The evidence on which I based by judgement was the following, which is what
the UK Blue Book says (page 2, paragraph 19, emphasis in original)

"Avoiding double counting: factor incomes
=========================================
(i) *factor incomes* are incomes earned in producing goods and services by
the 'factors of production'. The *factors of production* are land, labour,
capital goods (such as buildings, plant and machinery) and
entrepreneurship, giving rise to the following types of factor income: rent
(from land), income from employment (from labour) and profits (from capital
and entrepreneurship). When added together, the factor incomes shown in the
national accounts measure the total of the theoretical factor incomes...

(ii) *Transfer incomes* result from a redistribution of income earned from
economic production. Examples include gifts, retirement pensions, child
benefit and other current grants.

Only factor incomes contribute to GDP; but both factor and transfer incomes
appear as entries in the sector accounts."

I think the concept is stated fairly unambiguously. GDP is obtained by
adding up the incomes of the factors of production, and anything else is a
transfer. The incomes are the measure of the contribution to GDP. In other
places, particularly in the Input-output accounting framework, it is made
even clearer.

Now, it is true that in the original conception of the relation between
accounts and factor incomes, all these matters were either hazy or directly
contradicted. I would have to go back and read the original material in
order to see whether the same conceptions have always been present, and if
not, at what point they were introduced.

However, I think it is hard to dispute what it has now become. Which is the
indicator that we should refer to, in order to judge what the national
accounting framework actually consists of? I would say unhesitatingly that
it is the present state of the thinking of the accountants, as indicated by
what they say in their works on the subject. Indeed, it may very well be
that the original ideas of the founders were traduced: I don't know,
without reading them. I do think though that the concept that the rewards
to the factors of production are a measure of their contribution to output
has a long history in economics, as the Capital Controversy testifies.

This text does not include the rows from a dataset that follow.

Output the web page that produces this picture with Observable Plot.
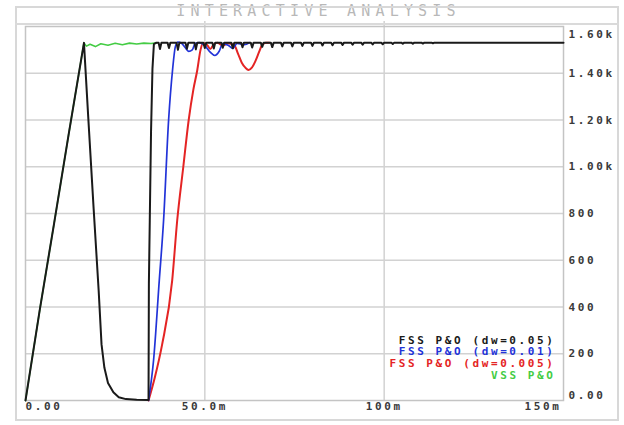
<!DOCTYPE html>
<html><head><meta charset="utf-8">
<script src="https://cdn.jsdelivr.net/npm/d3@7"></script>
<script src="https://cdn.jsdelivr.net/npm/@observablehq/plot@0.6"></script>
<style>
html,body{margin:0;padding:0;background:#fff;}
#wrap{position:relative;width:624px;height:425px;overflow:hidden;}
#outer{position:absolute;left:15px;top:6px;width:604px;height:415px;border:2px solid #d8d8d8;box-sizing:border-box;pointer-events:none;}
#titlebar{position:absolute;left:15px;top:6px;width:604px;height:19px;border-bottom:2px solid #dadada;box-sizing:border-box;pointer-events:none;}
</style></head>
<body><div id="wrap"><div id="chart"></div><div id="outer"></div><div id="titlebar"></div></div>
<script>
const title = "INTERACTIVE ANALYSIS";
const xTicks = [0, 50, 100, 150];
const xTickLabels = ["0.00", "50.0m", "100m", "150m"];
const yTicks = [0, 200, 400, 600, 800, 1000, 1200, 1400, 1600];
const yTickLabels = ["0.00", "200", "400", "600", "800", "1.00k", "1.20k", "1.40k", "1.60k"];
const seriesNames = ["FSS P&O (dw=0.05)", "FSS P&O (dw=0.01)", "FSS P&O (dw=0.005)", "VSS P&O"];
const seriesColors = ["#1a1a1a", "#2233d8", "#e42424", "#44cc44"];

// [time (ms), value]
const vssPO = [[0,0],[4,390],[8,760],[12,1135],[16.3,1530],[17,1516],[18,1524],[19.5,1514],[21,1526],[23,1520],[25,1528],[27,1522],[29,1529],[31,1525],[33,1529],[35,1527],[36.5,1530]];

const fssDw005 = [[0,0],[4,390],[8,760],[12,1135],[16.3,1530],
 [17.5,1210],[19,820],[20.4,470],[21.2,240],[22,140],[23,75],[24.5,35],[26,14],[28,6],[31,3],[34.3,2],
 [34.4,500],[34.65,771],[35,1150],[35.4,1420],[35.8,1525],[36.5,1531],
 [37.1,1531],[37.5,1504],[37.9,1531],
 [39.6,1531],[40,1508],[40.4,1531],
 [42.1,1531],[42.5,1500],[42.9,1531],
 [44.6,1531],[45,1505],[45.4,1531],
 [47.1,1531],[47.5,1502],[47.9,1531],
 [49.6,1531],[50,1508],[50.4,1531],
 [52.1,1531],[52.5,1506],[52.9,1531],
 [54.6,1531],[55,1509],[55.4,1531],
 [57.4,1531],[57.8,1507],[58.2,1531],
 [60.1,1531],[60.5,1511],[60.9,1531],
 [62.8,1531],[63.2,1510],[63.6,1531],
 [65.6,1531],[66,1513],[66.4,1531],
 [68.4,1531],[68.8,1512],[69.2,1531],
 [71.2,1531],[71.6,1515],[72,1531],
 [74,1531],[74.4,1515],[74.8,1531],
 [76.8,1531],[77.2,1517],[77.6,1531],
 [79.6,1531],[80,1517],[80.4,1531],
 [82.4,1531],[82.8,1519],[83.2,1531],
 [85.2,1531],[85.6,1520],[86,1531],
 [88,1531],[88.4,1521],[88.8,1531],
 [90.8,1531],[91.2,1522],[91.6,1531],
 [93.6,1531],[94,1522],[94.4,1531],
 [96.4,1531],[96.8,1523],[97.2,1531],
 [99.2,1531],[99.6,1524],[100,1531],
 [102,1531],[102.4,1525],[102.8,1531],
 [104.8,1531],[105.2,1526],[105.6,1531],
 [107.6,1531],[108,1526],[108.4,1531],
 [110.4,1531],[110.8,1527],[111.2,1531],
 [113.2,1531],[113.6,1528],[114,1531],
 [150,1531]];

const fssDw001 = [[34.3,0],[35.7,171],[37.3,514],[38.5,771],[39.9,1200],[41,1414],[41.8,1515],[42.5,1533],[43.5,1528],[44.5,1510],[45.5,1494],[46.5,1500],[47.3,1527],[48.5,1531],[50,1518],[51.5,1490],[52.8,1476],[54,1494],[55,1527],[56.5,1520],[57.8,1506],[59,1528],[61,1522],[62.5,1531]];

const fssDw0005 = [[34.3,0],[36,95],[38.1,240],[40.9,514],[42.3,771],[44,1000],[45.5,1200],[46.8,1330],[47.9,1414],[48.8,1500],[49.5,1528],[50.5,1524],[51.5,1504],[52.5,1524],[53.5,1530],[55,1518],[56.5,1528],[58.2,1520],[59.3,1482],[60.3,1445],[61.3,1424],[62.2,1414],[63.1,1424],[64.1,1452],[65.1,1490],[66,1522],[67,1531],[68,1531]];

const series = [fssDw005, fssDw001, fssDw0005, vssPO];
const drawOrder = [3, 2, 1, 0];
const widths = [2, 1.7, 2, 1.6];
const curves = ["linear", "monotone-x", "monotone-x", "linear"];
const legendDy = [-57, -45.5, -34, -22];
const labelFill = "#3a3a3a";

const marks = [
  Plot.ruleX(xTicks.slice(1, -1), {stroke: "#d2d2d2", strokeWidth: 1.5, insetTop: -5}),
  Plot.ruleY(yTicks.slice(1, -1), {stroke: "#d2d2d2", strokeWidth: 1.5}),
  Plot.frame({stroke: "#c4c4c4", strokeWidth: 1.5}),
];
for (const i of drawOrder) {
  marks.push(Plot.line(series[i], {x: d => d[0], y: d => d[1], stroke: seriesColors[i], strokeWidth: widths[i], curve: curves[i]}));
}
// y tick labels (right side)
const yIdx = yTicks.map((_, i) => i);
const yLab = {x: () => 150, y: i => yTicks[i], text: i => yTickLabels[i], textAnchor: "start", dx: 5, fill: labelFill, fontWeight: "bold"};
marks.push(Plot.text(yIdx.filter(i => i > 0 && i < yTicks.length - 1), yLab));
marks.push(Plot.text([yTicks.length - 1], {...yLab, dy: 8}));
marks.push(Plot.text([0], {...yLab, dy: -5}));
// x tick labels
const xLab = {x: i => xTicks[i], text: i => xTickLabels[i], frameAnchor: "bottom", dy: 9, fill: labelFill, fontWeight: "bold"};
marks.push(Plot.text([0], {...xLab, textAnchor: "start"}));
marks.push(Plot.text([1, 2], {...xLab, textAnchor: "middle"}));
marks.push(Plot.text([3], {...xLab, textAnchor: "end", dx: -2}));
// legend
seriesNames.forEach((name, i) => {
  marks.push(Plot.text([name], {frameAnchor: "bottom-right", dx: -8, dy: legendDy[i], text: d => d, textAnchor: "end", fill: seriesColors[i], fontWeight: "bold"}));
});
// title
marks.push(Plot.text([title], {frameAnchor: "top", dy: -11, dx: 24, lineAnchor: "bottom", text: d => d, fill: "#b8b8b8", fontSize: 15, textAnchor: "middle"}));

const plot = Plot.plot({
  width: 624, height: 425,
  marginLeft: 25, marginRight: 61, marginTop: 26, marginBottom: 25,
  x: {domain: [0, 150], axis: null},
  y: {domain: [0, 1600], axis: null},
  style: {fontFamily: "'DejaVu Sans Mono', monospace", fontSize: "11px", background: "transparent", overflow: "visible"},
  marks
});
d3.select(plot).selectAll("text").attr("letter-spacing", 2.6);
d3.select(plot).selectAll("text").filter(function() { return this.textContent === title; }).attr("letter-spacing", 5.2);
document.getElementById("chart").appendChild(plot);
</script>
</body></html>
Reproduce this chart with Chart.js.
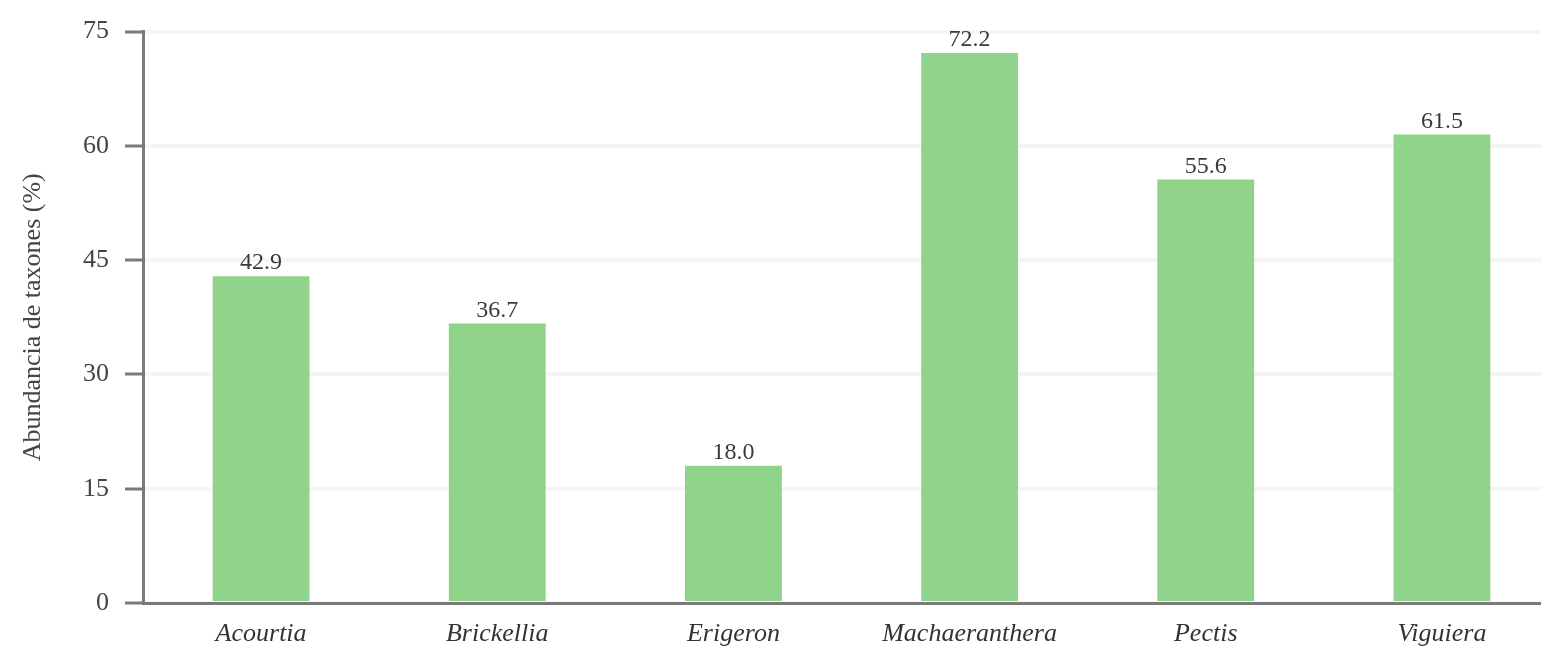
<!DOCTYPE html>
<html>
<head>
<meta charset="utf-8">
<script src="https://cdn.jsdelivr.net/npm/chart.js@4"></script>
<style>
  html, body { margin: 0; padding: 0; background: #fff; overflow: hidden; }
  #wrap { width: 1541px; height: 650px; overflow: hidden; }
</style>
</head>
<body>
<div id="wrap"><canvas id="abundChart" width="1560" height="650"></canvas></div>
<script>
// Data
const generos = ["Acourtia", "Brickellia", "Erigeron", "Machaeranthera", "Pectis", "Viguiera"];
const abundancia = [42.9, 36.7, 18.0, 72.2, 55.6, 61.5];
const yTicks = [0, 15, 30, 45, 60, 75];

const serif = "'Liberation Serif', 'DejaVu Serif', serif";
const axisGray = "#7a7a7a";

// value labels above each bar
const valueLabels = {
  id: "valueLabels",
  afterDatasetsDraw(chart) {
    const ctx = chart.ctx;
    const meta = chart.getDatasetMeta(0);
    ctx.save();
    ctx.font = "24px " + serif;
    ctx.fillStyle = "#3a3a3a";
    ctx.textAlign = "center";
    ctx.textBaseline = "bottom";
    meta.data.forEach((bar, i) => {
      ctx.fillText(abundancia[i].toFixed(1), bar.x, bar.y - 1);
    });
    ctx.restore();
  },
};

const abundChart = new Chart(document.getElementById("abundChart"), {
  type: "bar",
  data: {
    labels: generos,
    datasets: [
      {
        label: "Abundancia",
        data: abundancia,
        backgroundColor: "rgb(143, 212, 138)",
        borderWidth: 0,
        barPercentage: 0.41,
        categoryPercentage: 1,
      },
    ],
  },
  options: {
    responsive: false,
    animation: false,
    layout: { padding: { top: 31, right: 0, bottom: 0, left: 0 } },
    scales: {
      y: {
        min: 0,
        max: 75,
        afterBuildTicks: (s) => { s.ticks = yTicks.map((v) => ({ value: v })); },
        afterFit: (s) => { s.width = 143; },
        ticks: {
          color: "#444",
          font: { family: serif, size: 26 },
          padding: 16,
        },
        grid: {
          color: "rgba(0,0,0,0.04)",
          lineWidth: 4,
          tickColor: axisGray,
          tickWidth: 3,
          tickLength: 18,
        },
        border: { display: true, color: axisGray, width: 3 },
        title: {
          display: true,
          text: "Abundancia de taxones (%)",
          color: "#444",
          font: { family: serif, size: 26 },
          padding: { top: 18, bottom: 0 },
        },
      },
      x: {
        afterFit: (s) => { s.height = 47; },
        ticks: {
          color: "#333",
          font: { family: serif, size: 26, style: "italic" },
          padding: 16,
        },
        grid: { display: true, drawOnChartArea: false, drawTicks: false },
        border: { display: true, color: axisGray, width: 3 },
      },
    },
    plugins: {
      legend: { display: false },
      tooltip: { enabled: false },
    },
  },
  plugins: [valueLabels],
});
</script>
</body>
</html>
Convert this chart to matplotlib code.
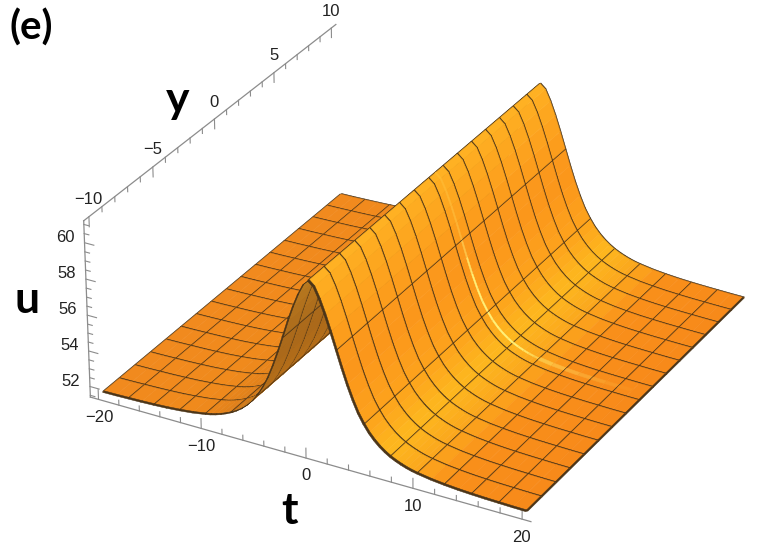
import numpy as np
import matplotlib
matplotlib.use("Agg")
import matplotlib.pyplot as plt
from mpl_toolkits.mplot3d.art3d import Poly3DCollection

# ridge profile, same for every y
t_vals = [-20, -18.75, -17.5, -16.25, -15, -13.75, -12.5, -11.25, -10, -9.5, -9, -8.5, -8,
          -7.5, -7, -6.5, -6, -5.5, -5, -4.5, -4, -3.5, -3, -2.5, -2, -1.5, -1, -0.5, 0,
          0.5, 1, 1.5, 2, 2.5, 3, 3.5, 4, 4.5, 5, 5.5, 6, 6.5, 7, 7.5, 8, 8.5, 9, 9.5, 10,
          11.25, 12.5, 13.75, 15, 16.25, 17.5, 18.75, 20]
u_vals = [51.6, 51.61, 51.63, 51.65, 51.68, 51.72, 51.78, 51.86, 51.98, 52.04, 52.12, 52.22, 52.34,
          52.48, 52.65, 52.86, 53.12, 53.44, 53.85, 54.35, 54.95, 55.7, 56.55, 57.45, 58.4, 59.25, 60.0, 60.6, 60.9,
          60.65, 60.05, 59.3, 58.45, 57.55, 56.65, 55.8, 55.05, 54.4, 53.9, 53.48, 53.15, 52.88, 52.66, 52.48, 52.34, 52.22, 52.12, 52.04, 51.98,
          51.86, 51.78, 51.72, 51.68, 51.65, 51.63, 51.61, 51.6]
y_mesh = [-10, -8.75, -7.5, -6.25, -5, -3.75, -2.5, -1.25, 0, 1.25, 2.5, 3.75, 5, 6.25, 7.5, 8.75, 10]
t_mesh = [-20, -17.5, -15, -12.5, -10, -7.5, -5, -2.5, 0, 2.5, 5, 7.5, 10, 12.5, 15, 17.5, 20]

t_major = [-20, -10, 0, 10, 20]
t_minor = [-18, -16, -14, -12, -8, -6, -4, -2, 2, 4, 6, 8, 12, 14, 16, 18]
y_major = [-10, -5, 0, 5, 10]
y_minor = [-9, -8, -7, -6, -4, -3, -2, -1, 1, 2, 3, 4, 6, 7, 8, 9]
u_major = [52, 54, 56, 58, 60]
u_minor = [51.5, 52.5, 53, 53.5, 54.5, 55, 55.5, 56.5, 57, 57.5, 58.5, 59, 59.5, 60.5, 61]

# colour along t, lit side on the right, shaded side left of the crest
stops_t = [-20, -11, -8, -6, -3, -0.6, 0, 1.5, 3, 5, 7, 10, 13, 20]
stops_c = ['#f18a1e', '#f08a1c', '#e0801a', '#bf7317', '#a9681a', '#b87a20', '#ffb324',
           '#fda41e', '#fb951b', '#fda31c', '#fdb81e', '#fba51d', '#f98f1a', '#f78a1a']
rgb_stops = np.array([matplotlib.colors.to_rgb(c) for c in stops_c])


def shade(t):
    return tuple(np.interp(t, stops_t, rgb_stops[:, k]) for k in range(3))


tlo, thi = -20.8, 20.8
ylo, yhi = -10.4, 10.4
ulo, uhi = 51.4, 61.2
W, H = 766, 546
mesh_col = '#4a3418'
axis_col = '#8c8c8c'

fig = plt.figure(figsize=(W / 100, H / 100), dpi=100)
S0 = 500
ax = fig.add_axes([0, 0, S0 / W, S0 / H], projection='3d', computed_zorder=False)
ax.view_init(28.59, -61.28, 0.07)
ax.set_proj_type('persp', focal_length=1.3367)
ax.set_box_aspect((1, 1.007, 0.402))
ax.set_xlim(tlo, thi, view_margin=0)
ax.set_ylim(ylo, yhi, view_margin=0)
ax.set_zlim(ulo, uhi, view_margin=0)
ax.set_axis_off()

# scale and place the axes so the projection lands where it does in the reference
ax.apply_aspect()
p0 = ax.transData.transform((0, 0))
p1 = ax.transData.transform((1, 1))
k = 3819.73 / (p1[0] - p0[0])
ax.set_position([(428.65 - p0[0] * k) / W, (H - 260.99 - p0[1] * k) / H, S0 * k / W, S0 * k / H])

verts, cols = [], []
# surface cells
for i in range(len(t_vals) - 1):
    c = shade(0.5 * (t_vals[i] + t_vals[i + 1]))
    for j in range(len(y_mesh) - 1):
        verts.append([(t_vals[i], y_mesh[j], u_vals[i]), (t_vals[i + 1], y_mesh[j], u_vals[i + 1]),
                      (t_vals[i + 1], y_mesh[j + 1], u_vals[i + 1]), (t_vals[i], y_mesh[j + 1], u_vals[i])])
        cols.append(c)
# highlight running down the slope
for i in range(len(t_vals) - 1):
    tm = 0.5 * (t_vals[i] + t_vals[i + 1])
    if 0 < tm < 19:
        a = np.interp(tm, [0.5, 2.5, 3.5, 8, 10, 13, 19], [0.15, 0.3, 1, 1, 0.45, 0.3, 0])
        base = np.array(shade(tm))
        c = tuple(base + a * (np.array(matplotlib.colors.to_rgb('#fff27a')) - base))
        dw = 0.05 if tm < 10 else 0.12
        verts.append([(t_vals[i], 0.6 - dw, u_vals[i]), (t_vals[i + 1], 0.6 - dw, u_vals[i + 1]),
                      (t_vals[i + 1], 0.6 + dw, u_vals[i + 1]), (t_vals[i], 0.6 + dw, u_vals[i])])
        cols.append(c)
# mesh as thin strips so the crest hides them properly
dy, dt = 0.07, 0.09
for y in y_mesh:
    for i in range(len(t_vals) - 1):
        verts.append([(t_vals[i], y - dy, u_vals[i]), (t_vals[i + 1], y - dy, u_vals[i + 1]),
                      (t_vals[i + 1], y + dy, u_vals[i + 1]), (t_vals[i], y + dy, u_vals[i])])
        cols.append(mesh_col)
for t in t_mesh:
    u = u_vals[t_vals.index(t)]
    for j in range(len(y_mesh) - 1):
        verts.append([(t - dt, y_mesh[j], u), (t + dt, y_mesh[j], u),
                      (t + dt, y_mesh[j + 1], u), (t - dt, y_mesh[j + 1], u)])
        cols.append(mesh_col)

surf = Poly3DCollection(verts, facecolors=cols, edgecolors=cols, linewidths=0.35, zsort='average', zorder=2)
ax.add_collection3d(surf, autolim=False)

# box edges and ticks
ax.plot([tlo, thi], [ylo, ylo], [ulo, ulo], color=axis_col, lw=0.9, zorder=1)
ax.plot([tlo, tlo], [ylo, yhi], [uhi, uhi], color=axis_col, lw=0.9, zorder=1)
ax.plot([tlo, tlo], [ylo, ylo], [ulo, uhi], color=axis_col, lw=0.9, zorder=1)
for t in t_major + t_minor:
    ax.plot([t, t], [ylo, ylo], [ulo, ulo + (0.55 if t in t_major else 0.28)], color=axis_col, lw=0.8, zorder=1)
for y in y_major + y_minor:
    ax.plot([tlo, tlo], [y, y], [uhi, uhi - (0.55 if y in y_major else 0.28)], color=axis_col, lw=0.8, zorder=1)
for u in u_major + u_minor:
    ax.plot([tlo, tlo + (0.9 if u in u_major else 0.45)], [ylo, ylo], [u, u], color=axis_col, lw=0.8, zorder=1)

tick_font = dict(family='Liberation Sans', fontsize=12, color='#222222', ha='center', va='center', zorder=3)
for t in t_major:
    ax.text(t, ylo, ulo - 1.0, str(t).replace('-', '\u2212'), **tick_font)
for y in y_major:
    ax.text(tlo, y, uhi + 0.95, str(y).replace('-', '\u2212'), **tick_font)
for u in u_major:
    ax.text(tlo - 1.9, ylo, u, str(u), **tick_font)

lab = dict(family='Lato', fontweight='bold', color='black', ha='center', va='center')
fig.text(31 / W, 1 - 28 / H, '(e)', fontsize=29, **lab)
fig.text(178 / W, 1 - 100 / H, 'y', fontsize=32, **lab)
fig.text(27 / W, 1 - 300 / H, 'u', fontsize=32, **lab)
fig.text(289 / W, 1 - 511 / H, 't', fontsize=32, **lab)

fig.savefig('out.png', dpi=100, facecolor='white')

I think that this is important because I find, that when one tries to pin
down any official view in economics, either in journal contributions or in
debate, in relation to obvious and clear statements that it has made, the
response from the profession is to 'retreat into the small print'; to find
someone who, in some small corner of some obscure journal, has questioned
the contentious claim that is being challenged. I'm not at all convinced we
should accept this as a valid procedure. Economics, unlike any other social
science, gives policy advice at the highest level and literally governs the
lives of billions. It needs to be held accountable for the judgements it
made that changed those lives at the point where these judgements enter the
public domain, just as a doctor is responsible for the actual medical
judgments that affect real patients, regardless of what is to be found in
the erudite journals.

I agree that the history of a theory is important in assessing in a rounded
way what place it occupies in thought. But I don't think that it tells us
what the theory actually is. When we want to know what the profession
'really thinks' my view is that we have to read what it says to the public
in its most recent pronouncements, and that is what I tried to work from.